Entries with chart source code
○ ○ ○

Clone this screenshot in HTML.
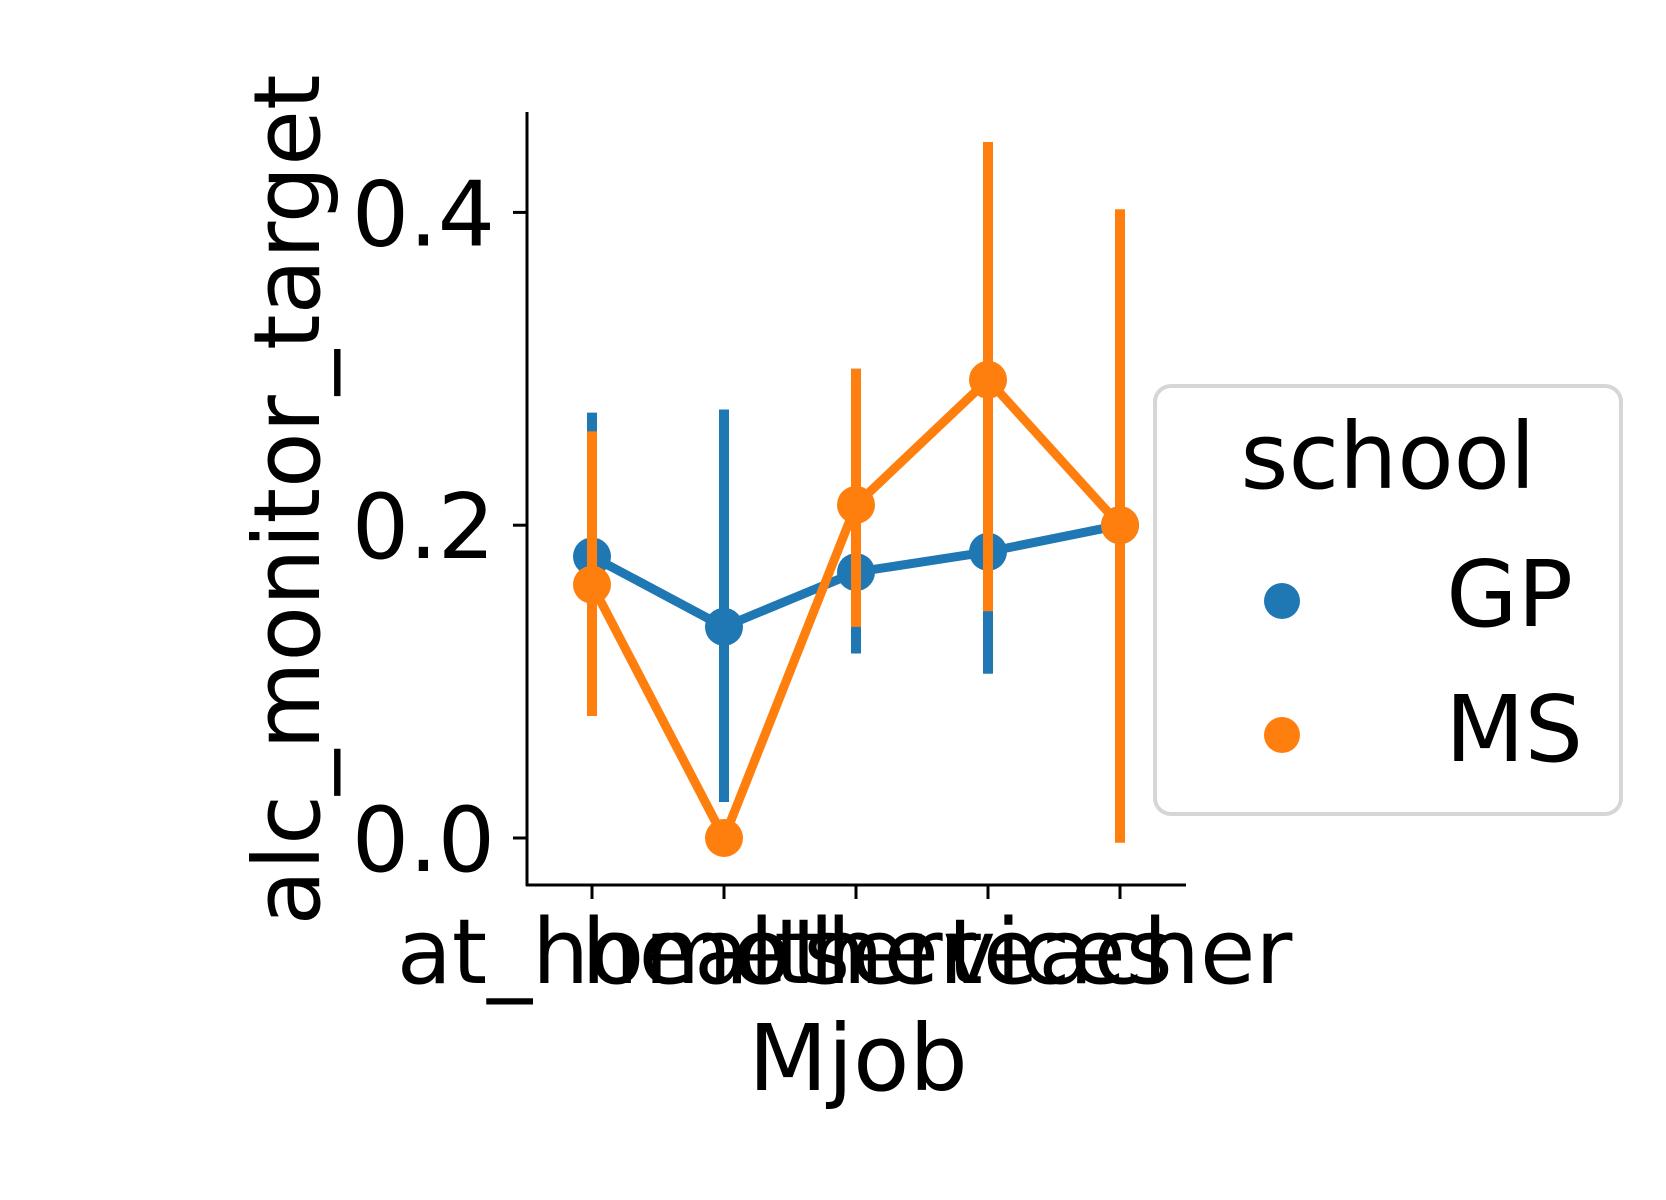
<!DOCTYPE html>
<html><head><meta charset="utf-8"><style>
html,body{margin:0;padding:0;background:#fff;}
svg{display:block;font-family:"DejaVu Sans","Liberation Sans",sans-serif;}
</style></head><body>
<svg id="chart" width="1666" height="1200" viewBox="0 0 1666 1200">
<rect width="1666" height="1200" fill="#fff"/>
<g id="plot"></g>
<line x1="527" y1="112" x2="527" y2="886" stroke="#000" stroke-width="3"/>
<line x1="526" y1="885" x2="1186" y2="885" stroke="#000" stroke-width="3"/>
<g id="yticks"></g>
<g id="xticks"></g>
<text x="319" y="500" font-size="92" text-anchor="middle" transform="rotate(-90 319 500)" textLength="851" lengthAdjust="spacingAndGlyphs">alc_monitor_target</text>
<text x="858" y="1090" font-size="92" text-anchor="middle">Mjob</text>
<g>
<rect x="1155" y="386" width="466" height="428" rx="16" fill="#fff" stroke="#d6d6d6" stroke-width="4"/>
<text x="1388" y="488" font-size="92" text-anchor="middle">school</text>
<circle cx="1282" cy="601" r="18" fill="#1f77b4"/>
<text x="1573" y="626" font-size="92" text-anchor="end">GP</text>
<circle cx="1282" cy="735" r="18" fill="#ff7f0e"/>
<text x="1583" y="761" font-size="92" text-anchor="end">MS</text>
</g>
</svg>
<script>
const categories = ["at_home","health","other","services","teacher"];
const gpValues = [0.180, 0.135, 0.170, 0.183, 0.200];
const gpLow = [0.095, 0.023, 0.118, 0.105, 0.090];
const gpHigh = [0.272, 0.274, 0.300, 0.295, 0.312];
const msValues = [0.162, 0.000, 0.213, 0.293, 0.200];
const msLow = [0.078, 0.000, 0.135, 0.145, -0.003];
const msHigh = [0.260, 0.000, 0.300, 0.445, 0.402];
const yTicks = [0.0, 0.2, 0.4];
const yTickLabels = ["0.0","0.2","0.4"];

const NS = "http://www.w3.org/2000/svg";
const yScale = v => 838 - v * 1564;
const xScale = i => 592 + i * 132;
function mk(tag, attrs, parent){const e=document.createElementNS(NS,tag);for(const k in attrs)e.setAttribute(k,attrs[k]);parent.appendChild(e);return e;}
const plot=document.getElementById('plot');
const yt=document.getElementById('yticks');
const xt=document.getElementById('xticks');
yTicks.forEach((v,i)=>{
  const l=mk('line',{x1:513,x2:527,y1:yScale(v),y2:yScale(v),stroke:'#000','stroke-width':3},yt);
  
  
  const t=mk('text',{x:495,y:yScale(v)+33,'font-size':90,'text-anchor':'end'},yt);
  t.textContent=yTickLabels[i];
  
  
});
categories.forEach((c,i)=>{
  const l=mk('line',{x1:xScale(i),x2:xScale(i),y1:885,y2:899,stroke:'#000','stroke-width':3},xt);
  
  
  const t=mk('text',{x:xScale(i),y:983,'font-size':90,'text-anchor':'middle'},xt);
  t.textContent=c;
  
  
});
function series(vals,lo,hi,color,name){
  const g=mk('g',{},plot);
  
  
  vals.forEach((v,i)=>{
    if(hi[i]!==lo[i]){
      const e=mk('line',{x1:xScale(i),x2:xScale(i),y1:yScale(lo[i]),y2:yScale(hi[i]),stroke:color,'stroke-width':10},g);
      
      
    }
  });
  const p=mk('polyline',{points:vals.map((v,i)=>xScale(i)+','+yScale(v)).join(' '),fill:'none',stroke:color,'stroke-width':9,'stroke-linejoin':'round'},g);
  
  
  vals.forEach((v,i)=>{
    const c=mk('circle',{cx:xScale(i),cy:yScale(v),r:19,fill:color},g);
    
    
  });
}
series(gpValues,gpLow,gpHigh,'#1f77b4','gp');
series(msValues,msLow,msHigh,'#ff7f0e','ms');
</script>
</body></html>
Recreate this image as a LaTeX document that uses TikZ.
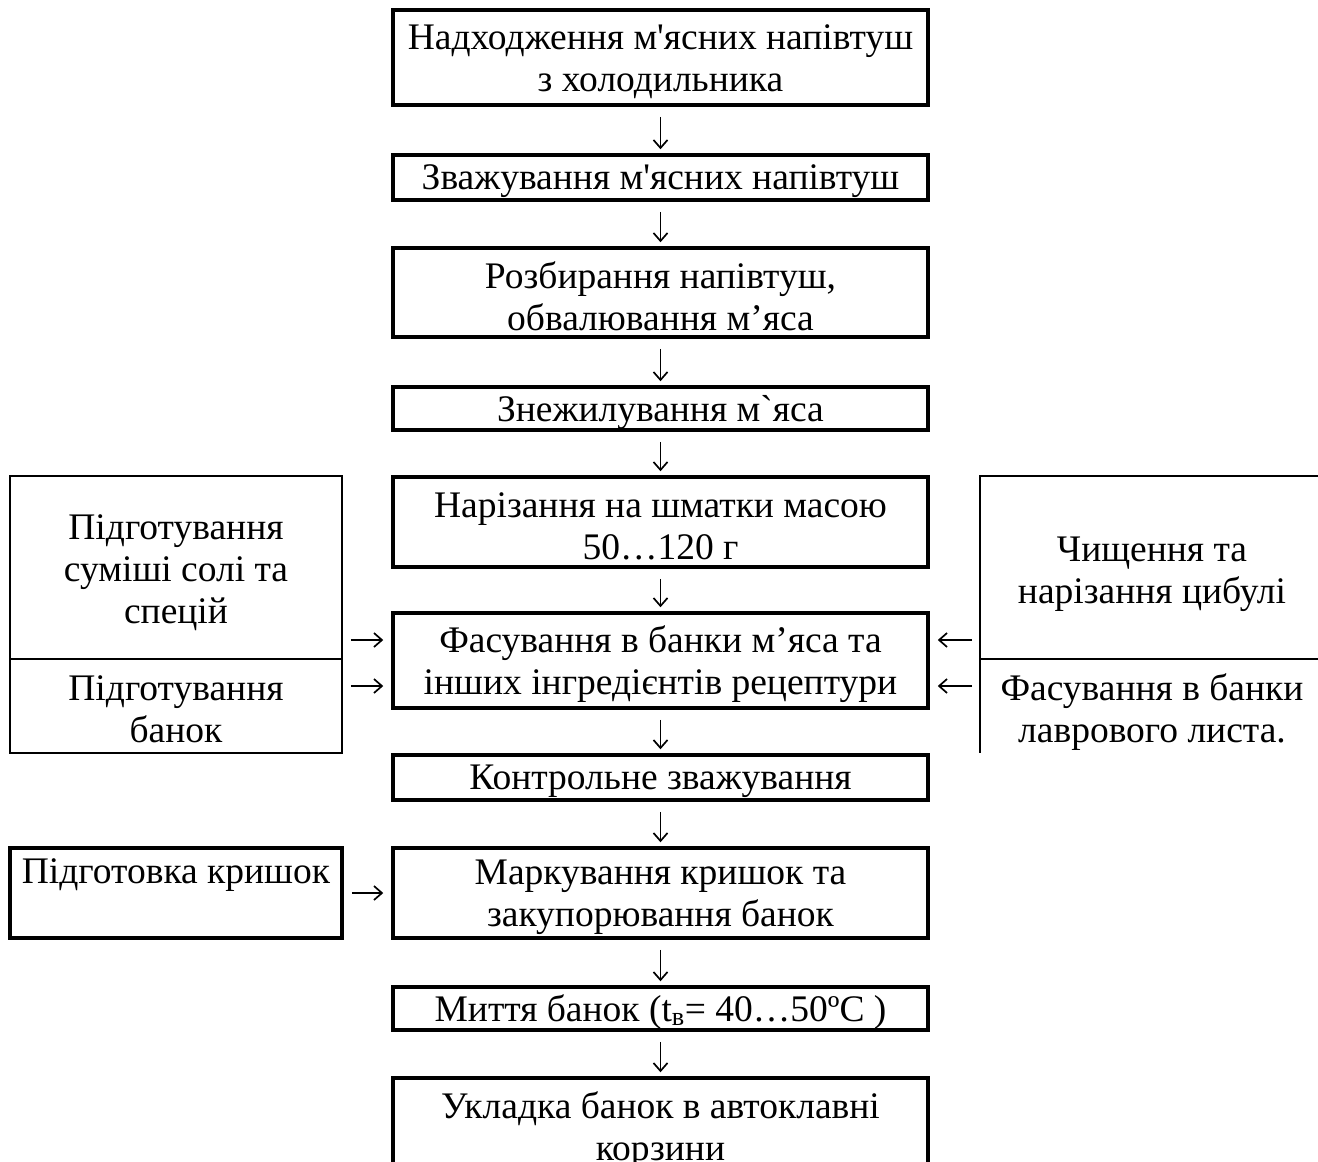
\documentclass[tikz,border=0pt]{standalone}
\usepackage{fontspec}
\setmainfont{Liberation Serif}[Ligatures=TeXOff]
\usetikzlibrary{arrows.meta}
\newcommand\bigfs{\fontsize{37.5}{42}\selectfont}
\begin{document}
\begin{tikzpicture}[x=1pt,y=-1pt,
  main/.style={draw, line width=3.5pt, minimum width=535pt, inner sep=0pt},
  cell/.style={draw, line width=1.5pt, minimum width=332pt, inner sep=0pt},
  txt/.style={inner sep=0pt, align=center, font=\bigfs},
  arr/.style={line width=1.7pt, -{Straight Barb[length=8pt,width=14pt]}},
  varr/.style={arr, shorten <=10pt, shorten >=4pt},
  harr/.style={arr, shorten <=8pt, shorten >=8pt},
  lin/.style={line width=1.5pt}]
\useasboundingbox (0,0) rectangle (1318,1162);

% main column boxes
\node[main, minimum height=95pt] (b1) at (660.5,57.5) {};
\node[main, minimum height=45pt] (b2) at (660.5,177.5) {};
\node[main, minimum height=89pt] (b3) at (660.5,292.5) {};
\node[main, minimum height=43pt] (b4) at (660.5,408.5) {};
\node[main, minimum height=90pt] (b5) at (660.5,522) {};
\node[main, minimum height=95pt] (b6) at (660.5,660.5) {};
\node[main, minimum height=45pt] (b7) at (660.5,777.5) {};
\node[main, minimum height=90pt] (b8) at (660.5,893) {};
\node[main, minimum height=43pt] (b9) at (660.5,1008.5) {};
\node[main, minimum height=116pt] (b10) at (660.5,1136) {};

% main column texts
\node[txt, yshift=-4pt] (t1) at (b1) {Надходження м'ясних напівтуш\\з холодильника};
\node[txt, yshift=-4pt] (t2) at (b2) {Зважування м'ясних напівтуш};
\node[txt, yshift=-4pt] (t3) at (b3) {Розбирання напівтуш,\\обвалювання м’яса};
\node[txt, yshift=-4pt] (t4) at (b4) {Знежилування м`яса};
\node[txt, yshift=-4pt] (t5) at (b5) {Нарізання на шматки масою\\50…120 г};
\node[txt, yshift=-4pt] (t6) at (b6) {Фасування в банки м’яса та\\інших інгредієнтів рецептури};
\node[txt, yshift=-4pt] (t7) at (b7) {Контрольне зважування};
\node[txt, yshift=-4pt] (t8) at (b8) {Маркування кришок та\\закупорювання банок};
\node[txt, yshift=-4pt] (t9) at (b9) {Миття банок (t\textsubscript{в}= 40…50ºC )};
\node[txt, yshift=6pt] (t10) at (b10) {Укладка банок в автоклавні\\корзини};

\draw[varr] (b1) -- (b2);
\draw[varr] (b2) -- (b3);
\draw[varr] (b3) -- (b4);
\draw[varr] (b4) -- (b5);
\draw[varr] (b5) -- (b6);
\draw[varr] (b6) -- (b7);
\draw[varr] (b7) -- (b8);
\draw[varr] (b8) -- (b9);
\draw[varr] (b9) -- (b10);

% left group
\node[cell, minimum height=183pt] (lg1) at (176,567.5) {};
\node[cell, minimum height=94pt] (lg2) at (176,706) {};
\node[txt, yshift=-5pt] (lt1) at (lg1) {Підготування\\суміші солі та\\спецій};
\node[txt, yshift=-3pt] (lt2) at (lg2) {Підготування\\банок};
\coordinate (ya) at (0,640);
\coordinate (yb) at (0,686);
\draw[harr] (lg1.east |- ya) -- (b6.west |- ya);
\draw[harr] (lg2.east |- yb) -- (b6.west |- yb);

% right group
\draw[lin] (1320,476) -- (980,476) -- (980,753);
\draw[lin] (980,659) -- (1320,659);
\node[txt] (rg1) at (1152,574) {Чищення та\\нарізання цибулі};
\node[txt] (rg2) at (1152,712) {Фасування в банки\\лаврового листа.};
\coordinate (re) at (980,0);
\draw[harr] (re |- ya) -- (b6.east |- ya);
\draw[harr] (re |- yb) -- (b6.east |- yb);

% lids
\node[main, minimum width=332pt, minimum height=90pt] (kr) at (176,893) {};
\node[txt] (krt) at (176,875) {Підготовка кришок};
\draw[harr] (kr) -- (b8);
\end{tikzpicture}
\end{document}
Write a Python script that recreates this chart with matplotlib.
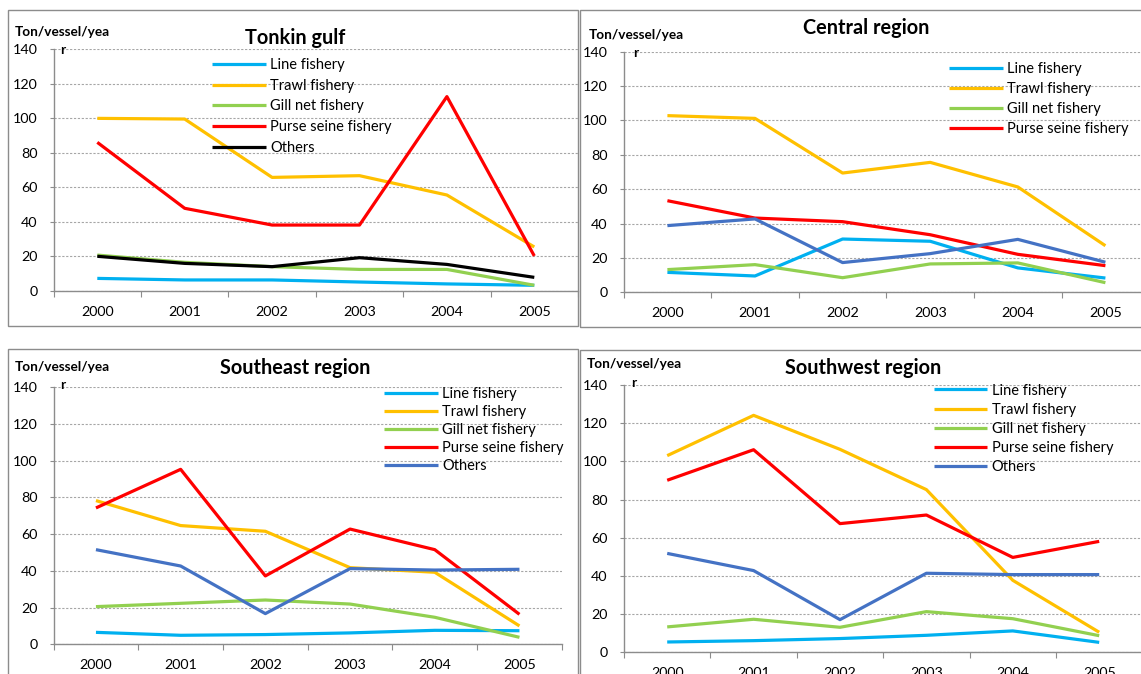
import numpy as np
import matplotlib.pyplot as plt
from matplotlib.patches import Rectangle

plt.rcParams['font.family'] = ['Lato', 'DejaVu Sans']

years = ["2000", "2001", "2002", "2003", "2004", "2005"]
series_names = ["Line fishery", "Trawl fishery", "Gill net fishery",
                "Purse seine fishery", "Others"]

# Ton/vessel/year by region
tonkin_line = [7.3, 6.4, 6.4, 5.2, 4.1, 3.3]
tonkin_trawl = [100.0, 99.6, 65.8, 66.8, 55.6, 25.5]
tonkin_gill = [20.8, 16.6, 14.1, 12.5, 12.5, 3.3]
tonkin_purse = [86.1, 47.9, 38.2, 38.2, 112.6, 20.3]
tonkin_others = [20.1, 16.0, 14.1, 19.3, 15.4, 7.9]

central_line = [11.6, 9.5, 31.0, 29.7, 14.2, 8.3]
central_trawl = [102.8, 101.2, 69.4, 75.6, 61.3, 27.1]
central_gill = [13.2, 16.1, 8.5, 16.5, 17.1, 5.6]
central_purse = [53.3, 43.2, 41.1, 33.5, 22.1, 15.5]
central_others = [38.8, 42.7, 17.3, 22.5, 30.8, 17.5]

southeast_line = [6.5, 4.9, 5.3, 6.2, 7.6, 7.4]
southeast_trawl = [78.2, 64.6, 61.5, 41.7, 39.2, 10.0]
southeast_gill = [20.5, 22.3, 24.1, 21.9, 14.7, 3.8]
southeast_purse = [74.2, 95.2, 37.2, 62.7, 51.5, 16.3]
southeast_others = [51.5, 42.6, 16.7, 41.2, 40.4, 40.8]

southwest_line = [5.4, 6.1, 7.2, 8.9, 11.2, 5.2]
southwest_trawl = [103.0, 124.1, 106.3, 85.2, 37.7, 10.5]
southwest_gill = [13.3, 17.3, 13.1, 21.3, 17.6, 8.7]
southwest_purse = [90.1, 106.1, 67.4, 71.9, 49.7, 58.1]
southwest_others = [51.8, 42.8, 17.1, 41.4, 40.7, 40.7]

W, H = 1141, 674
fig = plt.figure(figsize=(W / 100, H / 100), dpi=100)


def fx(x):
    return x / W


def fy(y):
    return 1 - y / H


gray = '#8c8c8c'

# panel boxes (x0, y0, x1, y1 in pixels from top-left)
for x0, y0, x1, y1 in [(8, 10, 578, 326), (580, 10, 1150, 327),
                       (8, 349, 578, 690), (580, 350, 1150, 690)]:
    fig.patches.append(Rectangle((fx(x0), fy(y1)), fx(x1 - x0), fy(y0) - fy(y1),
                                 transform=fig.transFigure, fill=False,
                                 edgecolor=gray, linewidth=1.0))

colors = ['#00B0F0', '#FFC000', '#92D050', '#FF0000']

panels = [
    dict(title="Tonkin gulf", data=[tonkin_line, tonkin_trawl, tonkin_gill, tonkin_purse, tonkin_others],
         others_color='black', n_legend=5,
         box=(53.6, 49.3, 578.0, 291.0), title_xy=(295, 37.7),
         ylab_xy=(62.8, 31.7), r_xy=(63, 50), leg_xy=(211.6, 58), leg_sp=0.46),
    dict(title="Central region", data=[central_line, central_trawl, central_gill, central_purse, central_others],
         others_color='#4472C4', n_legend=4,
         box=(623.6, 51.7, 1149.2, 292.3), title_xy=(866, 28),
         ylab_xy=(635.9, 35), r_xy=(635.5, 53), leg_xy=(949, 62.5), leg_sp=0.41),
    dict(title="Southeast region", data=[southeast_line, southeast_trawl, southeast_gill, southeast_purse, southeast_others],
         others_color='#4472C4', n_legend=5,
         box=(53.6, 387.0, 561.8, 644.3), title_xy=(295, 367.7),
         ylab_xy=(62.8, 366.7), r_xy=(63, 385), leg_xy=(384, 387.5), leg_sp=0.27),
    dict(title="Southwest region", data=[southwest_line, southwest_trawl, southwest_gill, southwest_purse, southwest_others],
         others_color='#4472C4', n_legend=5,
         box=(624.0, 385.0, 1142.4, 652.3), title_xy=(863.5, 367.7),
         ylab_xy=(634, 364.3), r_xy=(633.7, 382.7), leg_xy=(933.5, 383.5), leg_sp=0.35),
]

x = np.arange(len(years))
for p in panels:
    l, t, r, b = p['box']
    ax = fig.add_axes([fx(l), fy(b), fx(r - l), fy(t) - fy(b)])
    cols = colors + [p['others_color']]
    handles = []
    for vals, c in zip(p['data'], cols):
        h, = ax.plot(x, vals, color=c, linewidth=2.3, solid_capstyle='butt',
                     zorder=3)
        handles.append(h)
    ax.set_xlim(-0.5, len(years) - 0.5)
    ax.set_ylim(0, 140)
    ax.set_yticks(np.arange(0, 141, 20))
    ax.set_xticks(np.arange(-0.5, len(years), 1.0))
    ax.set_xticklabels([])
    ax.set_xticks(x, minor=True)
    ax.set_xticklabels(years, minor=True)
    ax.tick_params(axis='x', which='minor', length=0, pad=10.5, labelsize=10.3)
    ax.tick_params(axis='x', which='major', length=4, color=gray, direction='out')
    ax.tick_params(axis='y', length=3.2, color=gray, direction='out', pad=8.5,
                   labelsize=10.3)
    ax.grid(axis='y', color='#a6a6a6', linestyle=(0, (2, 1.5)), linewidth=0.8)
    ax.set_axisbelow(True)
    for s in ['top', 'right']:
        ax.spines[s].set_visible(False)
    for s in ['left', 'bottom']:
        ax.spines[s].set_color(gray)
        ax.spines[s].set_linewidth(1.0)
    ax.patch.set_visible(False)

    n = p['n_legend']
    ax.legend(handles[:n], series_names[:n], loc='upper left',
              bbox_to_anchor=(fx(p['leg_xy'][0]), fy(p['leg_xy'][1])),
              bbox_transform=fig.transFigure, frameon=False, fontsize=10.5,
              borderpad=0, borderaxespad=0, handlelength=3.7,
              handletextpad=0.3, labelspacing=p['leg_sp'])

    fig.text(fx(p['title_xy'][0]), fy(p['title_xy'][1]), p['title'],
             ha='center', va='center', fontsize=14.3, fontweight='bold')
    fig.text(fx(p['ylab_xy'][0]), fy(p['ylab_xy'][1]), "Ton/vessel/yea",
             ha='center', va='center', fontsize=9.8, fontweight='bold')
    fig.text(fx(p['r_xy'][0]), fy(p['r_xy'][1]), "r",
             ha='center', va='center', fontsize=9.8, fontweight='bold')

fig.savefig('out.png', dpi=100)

○ ○ ○

Copy all lines from the entries that contain the word "matplotlib".

Write a Python script that recreates this chart with matplotlib.
import matplotlib.pyplot as plt
from matplotlib.patches import Rectangle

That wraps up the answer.